• GIVEN INSTRUCTION:
Repeat exactly the lines running from the first line of the data to the line containing "126, 121, 78, 97, 69]", both ends included, and nothing else; drop the pictures.

— start DATA LINES —

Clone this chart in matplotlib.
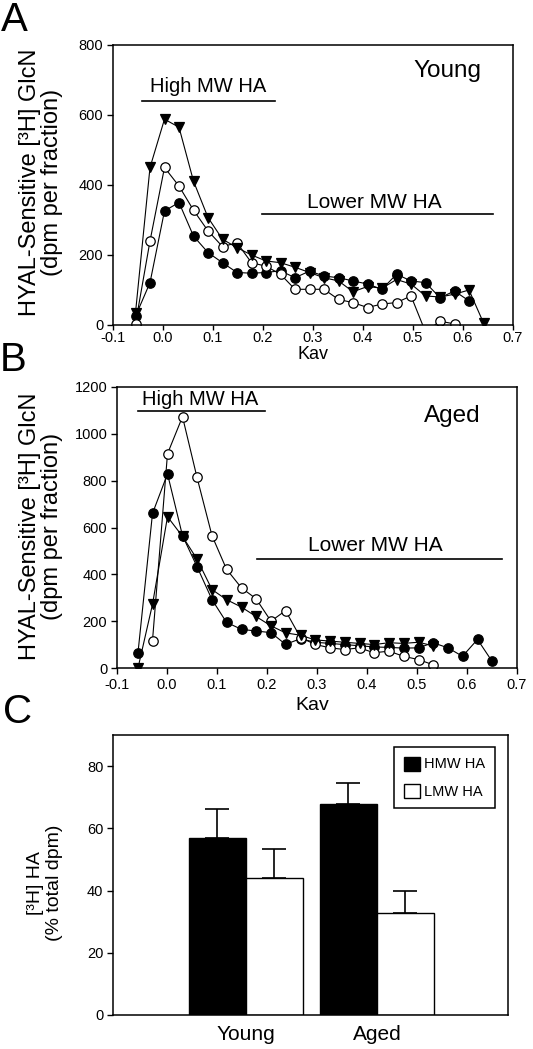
import matplotlib
matplotlib.use('Agg')
import numpy as np
import matplotlib.pyplot as plt
from matplotlib.patches import Patch

plt.rcParams['font.family'] = ['Liberation Sans', 'DejaVu Sans']

# panel A - young
kav_young = [-0.055, -0.026, 0.003, 0.032, 0.061, 0.090, 0.119, 0.148, 0.177, 0.206, 0.235, 0.264, 0.293,
             0.322, 0.351, 0.380, 0.409, 0.438, 0.467, 0.496, 0.525, 0.554, 0.583, 0.612, 0.641]
young_tri = [35, 450, 588, 565, 411, 307, 245, 221, 200, 183, 178, 165, 150, 135, 126, 95, 110, 105, 130,
             117, 83, 80, 88, 100, 6]
young_open = [4, 240, 450, 397, 328, 269, 224, 235, 178, 168, 145, 102, 102, 102, 73, 64, 50, 60, 64, 83,
              -20, 11, 3]
young_filled = [25, 121, 326, 350, 254, 207, 178, 150, 148, 150, 155, 135, 154, 140, 135, 126, 117, 102, 145,
                126, 121, 78, 97, 69]

# panel B - aged
kav_aged = [-0.058, -0.029, 0.001, 0.031, 0.060, 0.090, 0.119, 0.149, 0.178, 0.208, 0.237, 0.267, 0.296,
            0.326, 0.355, 0.385, 0.414, 0.444, 0.473, 0.503, 0.532, 0.562, 0.591, 0.621, 0.650]
aged_filled = [66, 660, 829, 565, 433, 292, 195, 165, 158, 151, 101, 125, 110, 105, 100, 95, 90, 88, 85, 86,
               108, 86, 50, 122, 29]
aged_open = [117, 915, 1073, 814, 565, 422, 342, 296, 200, 245, 130, 101, 86, 79, 86, 65, 72, 50, 36, 14]
aged_tri = [0, 272, 646, 562, 465, 335, 292, 260, 220, 180, 150, 140, 120, 115, 110, 105, 100, 108, 105, 110, 95]

# panel C
groups = ['Young', 'Aged']
hmw = [56.9, 67.7]
hmw_err = [9.2, 7.0]
lmw = [43.9, 32.9]
lmw_err = [9.4, 7.0]

W, H = 533, 1049
fig = plt.figure(figsize=(W / 100, H / 100), dpi=100)


def box(l, t, r, b):
    return [l / W, 1 - b / H, (r - l) / W, (b - t) / H]


def style(ax):
    for s in ax.spines.values():
        s.set_linewidth(1.1)
    ax.tick_params(direction='out', length=4, width=1, labelsize=10.5, pad=3)


def series(ax, x, y, marker, face):
    ax.plot(x, y, '-', color='k', lw=0.8, marker=marker, ms=6.8, mfc=face, mec='k', mew=0.9)


kav_ticks = np.round(np.arange(-0.1, 0.71, 0.1), 1)

# A
axA = fig.add_axes(box(113, 45, 513, 325))
style(axA)
axA.tick_params(axis='x', length=3.5, pad=0.5)
series(axA, kav_young[:24], young_filled, 'o', 'k')
series(axA, kav_young[:23], young_open, 'o', 'w')
series(axA, kav_young, young_tri, 'v', 'k')
axA.set_xlim(-0.1, 0.7)
axA.set_ylim(0, 800)
axA.set_yticks(range(0, 801, 200))
axA.set_xticks(kav_ticks)
axA.set_xticklabels(['%.1f' % t for t in kav_ticks])
axA.plot([-0.042, 0.224], [641, 641], color='k', lw=1.2)
axA.text(0.09, 667, 'High MW HA', ha='center', va='baseline', fontsize=14.5)
axA.plot([0.197, 0.659], [317, 317], color='k', lw=1.2)
axA.text(0.423, 334, 'Lower MW HA', ha='center', va='baseline', fontsize=15)
axA.text(0.568, 709, 'Young', ha='center', va='baseline', fontsize=17.5)

# B
axB = fig.add_axes(box(117, 387, 517, 668))
style(axB)
series(axB, kav_aged, aged_filled, 'o', 'k')
series(axB, kav_aged[1:21], aged_open, 'o', 'w')
series(axB, kav_aged[:21], aged_tri, 'v', 'k')
axB.set_xlim(-0.1, 0.7)
axB.set_ylim(0, 1200)
axB.set_yticks(range(0, 1201, 200))
axB.set_xticks(kav_ticks)
axB.set_xticklabels(['%.1f' % t for t in kav_ticks])
axB.plot([-0.059, 0.196], [1098, 1098], color='k', lw=1.2)
axB.text(0.066, 1122, 'High MW HA', ha='center', va='baseline', fontsize=14.5)
axB.plot([0.179, 0.669], [464, 464], color='k', lw=1.2)
axB.text(0.417, 499, 'Lower MW HA', ha='center', va='baseline', fontsize=15)
axB.text(0.571, 1051, 'Aged', ha='center', va='baseline', fontsize=17.5)

# C
axC = fig.add_axes(box(113, 735, 508, 1015))
style(axC)
x = np.arange(len(groups))
w = 0.435
ekw = dict(ecolor='k', elinewidth=1.2, capsize=8.5, capthick=1.2, zorder=1)
axC.bar(x - w / 2, hmw, w, color='k', edgecolor='k', lw=1, zorder=2,
        yerr=[[0] * len(hmw), hmw_err], error_kw=ekw, label='HMW HA')
axC.bar(x + w / 2, lmw, w, color='w', edgecolor='k', lw=1, zorder=2,
        yerr=[[0] * len(lmw), lmw_err], error_kw=ekw, label='LMW HA')
axC.set_xlim(-1.013, 2.0)
axC.set_ylim(0, 90)
axC.set_yticks(range(0, 81, 20))
axC.set_xticks(x)
axC.set_xticklabels(groups, fontsize=15)
axC.tick_params(axis='x', length=0, pad=7)
handles = [Patch(facecolor='k', edgecolor='k', label='HMW HA'),
           Patch(facecolor='w', edgecolor='k', label='LMW HA')]
leg = axC.legend(handles=handles, loc='upper right', bbox_to_anchor=(0.967, 0.957), borderaxespad=0,
                 fontsize=10.5, fancybox=False, edgecolor='k', framealpha=1, handlelength=1.1,
                 handleheight=1.1, handletextpad=0.3, labelspacing=0.85, borderpad=0.65)
leg.get_frame().set_linewidth(1.1)

# axis titles
ylab = 'HYAL-Sensitive [\u00b3H] GlcN\n(dpm per fraction)'
fig.text(41 / W, 1 - 182 / H, ylab, rotation=90, ha='center', va='center', fontsize=17, linespacing=1.0)
fig.text(41 / W, 1 - 526 / H, ylab, rotation=90, ha='center', va='center', fontsize=17, linespacing=1.0)
fig.text(45 / W, 1 - 883 / H, '[\u00b3H] HA\n(% total dpm)', rotation=90, ha='center', va='center',
         fontsize=14, linespacing=1.1)
fig.text(313 / W, 1 - 354 / H, 'Kav', ha='center', va='center', fontsize=13)
fig.text(312 / W, 1 - 705 / H, 'Kav', ha='center', va='center', fontsize=14)

# panel letters
fig.text(14 / W, 1 - 20 / H, 'A', ha='center', va='center', fontsize=29)
fig.text(13 / W, 1 - 360 / H, 'B', ha='center', va='center', fontsize=29)
fig.text(18 / W, 1 - 712 / H, 'C', ha='center', va='center', fontsize=29)

fig.savefig('out.png', dpi=100)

— end DATA LINES —

• RESULT BELOW:
Clone this chart in matplotlib.
import matplotlib
matplotlib.use('Agg')
import numpy as np
import matplotlib.pyplot as plt
from matplotlib.patches import Patch

plt.rcParams['font.family'] = ['Liberation Sans', 'DejaVu Sans']

# panel A - young
kav_young = [-0.055, -0.026, 0.003, 0.032, 0.061, 0.090, 0.119, 0.148, 0.177, 0.206, 0.235, 0.264, 0.293,
             0.322, 0.351, 0.380, 0.409, 0.438, 0.467, 0.496, 0.525, 0.554, 0.583, 0.612, 0.641]
young_tri = [35, 450, 588, 565, 411, 307, 245, 221, 200, 183, 178, 165, 150, 135, 126, 95, 110, 105, 130,
             117, 83, 80, 88, 100, 6]
young_open = [4, 240, 450, 397, 328, 269, 224, 235, 178, 168, 145, 102, 102, 102, 73, 64, 50, 60, 64, 83,
              -20, 11, 3]
young_filled = [25, 121, 326, 350, 254, 207, 178, 150, 148, 150, 155, 135, 154, 140, 135, 126, 117, 102, 145,
                126, 121, 78, 97, 69]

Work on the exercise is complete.